HITS Daily Double


GET IN THE VAN: Branding, marketing and related initiatives must go on, tours or no tours, and artists and labels are bringing their projects to consumers and gatekeepers in whatever ways are available. Travis Scott has a splashy deal with McDonald’s; team Selena Gomez/BLACKPINK deliver ice cream via truck; Miley CyrusRCA crew took their van to influencers with an installation video shoot; and the K-Pop phenomenon, led by BTS, BLACKPINK and SuperM, is pushing the marketing envelope in every respect. It’s clear that forging a new path to the eyeballs and earholes of a quarantined nation is indispensable for success in this strange new world; how might the tools developed during this period translate to whatever comes next?

TAYLOR SELLS THROUGH: It’s fascinating to see Taylor Swift holding onto the #1 spot for six straight weeks with her rootsy, acclaimed Republic set folklore. Taylor’s canny and plentiful D2C offerings have buoyed her set, now at #6 in total U.S. activity YTD with 1.4m+, despite being the only album in the YTD Top 10 to have fewer than 1 billion streams; she’s currently at 660m+. That’s a solid stream count and particularly impressive for a pop artist who broke out more than a decade ago, but her album has roughly half the streams of the #7 entry from Juice WRLD. Taylor is selling lots of albums—she’ll likely be the only artist with 1m in “pure” album sales in 2020—in combination with T-shirts and other fan-pleasing merch, and as orders have shipped out week after week they’ve kept folklore pinned to the top of the chart.

GRAMMY AND THE MOMENT: It seems inevitable that the Grammys will be strongly influenced, in its noms, awards and TV presentation, by the Black Lives Matter movement and the ongoing battle over racism, police violence and systemic inequality. Meanwhile, the issues raised in the last few years about the representation of women continue to exert their own force. Given these circumstances, will the Academy try to vouchsafe its relevance by anointing artists of color and especially women artists of color? Will Summer Walker, Megan Thee Stallion, Lil Baby, DaBaby, Roddy Ricch and other chart hitters make it to the winners’ circle? Will Juice WRLD and Pop Smoke be showered with posthumous honors, including unprecedented Best New Artist noms? The controversy surrounding the latter category continues, meanwhile, as the new rules regarding when an artist “came to prominence” are seen as incredibly subjective—and open to Talmudic interpretation if the committee wants that act included.
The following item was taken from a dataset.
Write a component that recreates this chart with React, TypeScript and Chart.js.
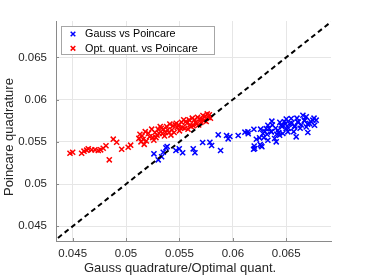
import React, { useEffect, useRef } from "react";
import { Chart, registerables } from "chart.js";

Chart.register(...registerables);

const xTicks = [0.045, 0.05, 0.055, 0.06, 0.065];
const yTicks = [0.045, 0.05, 0.055, 0.06, 0.065];
const xRange = [0.04344, 0.06919];
const yRange = [0.04326, 0.0693];
const diagonal = [0.043, 0.07];
const seriesNames = ["Gauss vs Poincare", "Opt. quant. vs Poincare"];
const xTitle = "Gauss quadrature/Optimal quant.";
const yTitle = "Poincare quadrature";

const gaussX = [
  0.05261, 0.05301, 0.05333, 0.05348, 0.05373, 0.05385, 0.05467, 0.05498, 0.0553, 0.05629,
  0.05645, 0.05717, 0.05785, 0.05801, 0.05885, 0.05863, 0.05941, 0.05956, 0.05972, 0.0605,
  0.06194, 0.06256, 0.06272, 0.06113, 0.06144,
  0.06141, 0.06197, 0.06204, 0.06265, 0.0625, 0.06281, 0.06312, 0.06328, 0.06365, 0.06359,
  0.06391, 0.06406, 0.06422, 0.06453, 0.06484, 0.06499, 0.06531, 0.06546, 0.06578, 0.06593,
  0.06609, 0.06656, 0.06672, 0.06687, 0.06702, 0.06718, 0.06749, 0.0678, 0.06765, 0.06687,
  0.06515, 0.06468, 0.06438, 0.06328,
  0.063, 0.0634, 0.0637, 0.064, 0.0643, 0.0646, 0.0649, 0.0652, 0.0655, 0.0658,
  0.0661, 0.0664, 0.0667, 0.067, 0.0673, 0.0676, 0.0632, 0.0636, 0.0626, 0.0644,
  0.065, 0.066, 0.0663, 0.0657, 0.0641, 0.0629, 0.0622, 0.062,
];
const gaussY = [
  0.05358, 0.05287, 0.05323, 0.05377, 0.05429, 0.05444, 0.05397, 0.05417, 0.0537, 0.05417,
  0.0537, 0.05492, 0.05495, 0.05456, 0.05397, 0.05583, 0.05575, 0.05535, 0.05563, 0.05575,
  0.05412, 0.05468, 0.05441, 0.05614, 0.05595,
  0.05618, 0.05649, 0.05421, 0.05453, 0.05547, 0.05598, 0.05657, 0.05696, 0.05744, 0.05618,
  0.05539, 0.055, 0.05637, 0.05696, 0.05737, 0.05657, 0.05716, 0.05776, 0.05677, 0.05559,
  0.05737, 0.05815, 0.05756, 0.05677, 0.0561, 0.05716, 0.05756, 0.05756, 0.05696, 0.05796,
  0.05618, 0.05598, 0.05578, 0.05519,
  0.0562, 0.0566, 0.057, 0.0566, 0.0561, 0.0568, 0.0571, 0.0566, 0.0572, 0.0569,
  0.0573, 0.057, 0.0575, 0.0571, 0.0574, 0.0578, 0.0559, 0.0562, 0.0565, 0.0573,
  0.0577, 0.0578, 0.0566, 0.0562, 0.0559, 0.0555, 0.0553, 0.0545,
];

const optX = [
  0.04475, 0.045, 0.04584, 0.04606, 0.04631, 0.04646, 0.04678, 0.04709, 0.0474, 0.04762,
  0.04786, 0.04812, 0.04843, 0.0488, 0.04912, 0.04959, 0.0502, 0.05043,
  0.0512, 0.0513, 0.0514, 0.0515, 0.0516, 0.0518, 0.0519, 0.0521, 0.0522, 0.0524,
  0.0525, 0.0527, 0.0528, 0.053, 0.0531, 0.0532, 0.0534, 0.0535, 0.0536, 0.0538,
  0.0539, 0.054, 0.0541, 0.0543, 0.0544, 0.0545, 0.0547, 0.0548, 0.0549, 0.055,
  0.0552, 0.0553, 0.0554, 0.0555, 0.0557, 0.0558, 0.0559, 0.056, 0.0562, 0.0563,
  0.0564, 0.0565, 0.0567, 0.0568, 0.0569, 0.057, 0.0572, 0.0573, 0.0574, 0.0575,
  0.0576, 0.0577, 0.0578, 0.0579,
  0.0517, 0.0526, 0.0533, 0.0542, 0.0551, 0.0561, 0.0566, 0.0571, 0.0546, 0.0556,
  0.0529, 0.0537,
];
const optY = [
  0.05365, 0.05377, 0.05365, 0.05389, 0.05401, 0.05417, 0.05405, 0.05405, 0.05397, 0.05405,
  0.05424, 0.05453, 0.05287, 0.05531, 0.05495, 0.05412, 0.05436, 0.0546,
  0.0554, 0.0559, 0.055, 0.0557, 0.0553, 0.0562, 0.0551, 0.056, 0.0556, 0.0565,
  0.0555, 0.0561, 0.0555, 0.0565, 0.056, 0.0568, 0.056, 0.0565, 0.0557, 0.0568,
  0.0564, 0.0561, 0.0571, 0.0564, 0.0569, 0.0561, 0.0572, 0.0567, 0.057, 0.0563,
  0.0573, 0.0567, 0.0576, 0.0566, 0.0572, 0.0565, 0.0576, 0.057, 0.0578, 0.0569,
  0.0576, 0.0573, 0.0579, 0.057, 0.0577, 0.0573, 0.0581, 0.0575, 0.058, 0.0574,
  0.0583, 0.0579, 0.0582, 0.0578,
  0.0547, 0.0552, 0.0566, 0.0558, 0.0566, 0.0568, 0.0571, 0.0577, 0.057, 0.0574,
  0.0558, 0.0561,
];

const BLUE = "#0000ff";
const RED = "#ff0000";
const AXIS = "#8a8a8a";
const TEXT = "#262626";
const FONT = "'Liberation Sans', Arial, Helvetica, sans-serif";

const fmt = (v: number) => String(+Number(v).toFixed(4));

function crossAt(ctx: CanvasRenderingContext2D, x: number, y: number, h: number) {
  ctx.beginPath();
  ctx.moveTo(x - h, y - h);
  ctx.lineTo(x + h, y + h);
  ctx.moveTo(x - h, y + h);
  ctx.lineTo(x + h, y - h);
  ctx.stroke();
}

const decorPlugin = {
  id: "decor",
  afterDraw(chart: any) {
    const { ctx, chartArea: a, scales } = chart;
    ctx.save();
    // inward tick marks
    ctx.strokeStyle = AXIS;
    ctx.lineWidth = 1;
    xTicks.forEach((v) => {
      const px = Math.round(scales.x.getPixelForValue(v)) + 0.5;
      ctx.beginPath();
      ctx.moveTo(px, a.bottom);
      ctx.lineTo(px, a.bottom - 3);
      ctx.stroke();
    });
    yTicks.forEach((v) => {
      const py = Math.round(scales.y.getPixelForValue(v)) + 0.5;
      ctx.beginPath();
      ctx.moveTo(a.left, py);
      ctx.lineTo(a.left + 3, py);
      ctx.stroke();
    });

    // legend
    const lx = a.left + 5.5;
    const ly = a.top + 5.5;
    const lw = 153;
    const lh = 28;
    ctx.fillStyle = "#ffffff";
    ctx.fillRect(lx, ly, lw, lh);
    ctx.strokeStyle = "#a6a6a6";
    ctx.lineWidth = 1;
    ctx.strokeRect(lx, ly, lw, lh);
    const colors = [BLUE, RED];
    ctx.font = `10.8px ${FONT}`;
    ctx.textBaseline = "middle";
    ctx.textAlign = "left";
    seriesNames.forEach((name, i) => {
      const cy = a.top + 13 + i * 14.3;
      ctx.strokeStyle = colors[i];
      ctx.lineWidth = 1.5;
      crossAt(ctx, a.left + 17, cy, 2.3);
      ctx.fillStyle = "#000000";
      ctx.fillText(name, a.left + 29, cy + 0.5);
    });

    // axis titles
    ctx.fillStyle = TEXT;
    ctx.font = `13px ${FONT}`;
    ctx.textAlign = "center";
    ctx.textBaseline = "alphabetic";
    ctx.fillText(xTitle, a.left + 124, 272);
    ctx.translate(13, a.top + 116);
    ctx.rotate(-Math.PI / 2);
    ctx.fillText(yTitle, 0, 0);
    ctx.restore();
  },
};

export default function App() {
  const ref = useRef<HTMLCanvasElement | null>(null);
  useEffect(() => {
    if (!ref.current) return;
    const chart = new Chart(ref.current, {
      type: "scatter",
      data: {
        datasets: [
          {
            type: "line",
            label: "diag",
            data: diagonal.map((v) => ({ x: v, y: v })),
            borderColor: "#000000",
            borderWidth: 2,
            borderDash: [5, 3.5],
            pointRadius: 0,
            fill: false,
            order: 0,
          } as any,
          {
            label: seriesNames[1],
            data: optX.map((x, i) => ({ x, y: optY[i] })),
            pointStyle: "crossRot",
            pointRadius: 3.6,
            borderColor: RED,
            backgroundColor: RED,
            pointBorderWidth: 1.5,
            order: 1,
          },
          {
            label: seriesNames[0],
            data: gaussX.map((x, i) => ({ x, y: gaussY[i] })),
            pointStyle: "crossRot",
            pointRadius: 3.6,
            borderColor: BLUE,
            backgroundColor: BLUE,
            pointBorderWidth: 1.5,
            order: 2,
          },
        ],
      },
      options: {
        animation: false,
        responsive: false,
        devicePixelRatio: 1,
        layout: { padding: { left: 0, top: 21, right: 35, bottom: 0 } },
        plugins: { legend: { display: false }, tooltip: { enabled: false } },
        scales: {
          x: {
            type: "linear",
            min: xRange[0],
            max: xRange[1],
            afterBuildTicks: (s: any) => {
              s.ticks = xTicks.map((v) => ({ value: v }));
            },
            afterFit: (s: any) => {
              s.height = 35;
            },
            grid: { color: "#e6e6e6", drawTicks: false, lineWidth: 1 },
            border: { color: AXIS, width: 1 },
            ticks: {
              autoSkip: false,
              maxRotation: 0,
              padding: 6,
              color: TEXT,
              font: { family: FONT, size: 11.5 },
              callback: (v: any) => fmt(v),
            },
          },
          y: {
            type: "linear",
            min: yRange[0],
            max: yRange[1],
            afterBuildTicks: (s: any) => {
              s.ticks = yTicks.map((v) => ({ value: v }));
            },
            afterFit: (s: any) => {
              s.width = 56;
            },
            grid: { color: "#e6e6e6", drawTicks: false, lineWidth: 1 },
            border: { color: AXIS, width: 1 },
            ticks: {
              autoSkip: false,
              padding: 9,
              color: TEXT,
              font: { family: FONT, size: 11.5 },
              callback: (v: any) => fmt(v),
            },
          },
        },
      } as any,
      plugins: [decorPlugin],
    });
    return () => chart.destroy();
  }, []);
  return (
    <div style={{ position: "fixed", left: 0, top: 0, width: 366, height: 276, background: "#fff" }}>
      <canvas ref={ref} width={366} height={276} style={{ width: 366, height: 276, display: "block" }} />
    </div>
  );
}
How might BTS, who would surely boost viewership on Music’s Biggest Night, fit into the equation? Will Taylor Swift’s big (and critically adored) album get a big look, or will Grammy snub her again? What will the present circumstances mean for established stars like Lady Gaga, Beyoncé, Harry Styles and Dua Lipa, and for new breakouts like Jhené Aiko, Morgan Wallen and Gabby Barrett? There’s anxiety in Nashville that country’s biggest stars and strongest new arrivals could be shut out of the Big Four because of the moment; the optics of white artists dominating the top categories would undeniably rub against the Academy’s stated goals. Will the TikTok stars currently driving so much of the marketplace be welcomed, and might Grammy find a way to help them begin to establish their brands as artists? Whose agendas will be reflected as nominations roll out and we barrel toward the finish line?

Given the near certainty that COVID conditions will remain in effect at the top of the year, how will Messrs. Mason, Winston and Sussman design their show? Will we see a preponderance of pre-taped performances and other segments, with remote live hosts tying it together? How will Grammy look and feel without the emotional boost of a large, live audience? Will players from NYC, Nashville, London and other outposts have a reason to fly to L.A. and do the yearly boogie?

The Grammys will also transpire after an election some of you might’ve been hearing about. How might the results—and subsequent inauguration—affect the tone? Sure, Bob Woodward’s revelations about Trump’s COVID lies might finally drive a stake through this abomination, but we gotta ask: Can the night really advance an agenda of equality if we’re consigned to four more years of these dismal conditions?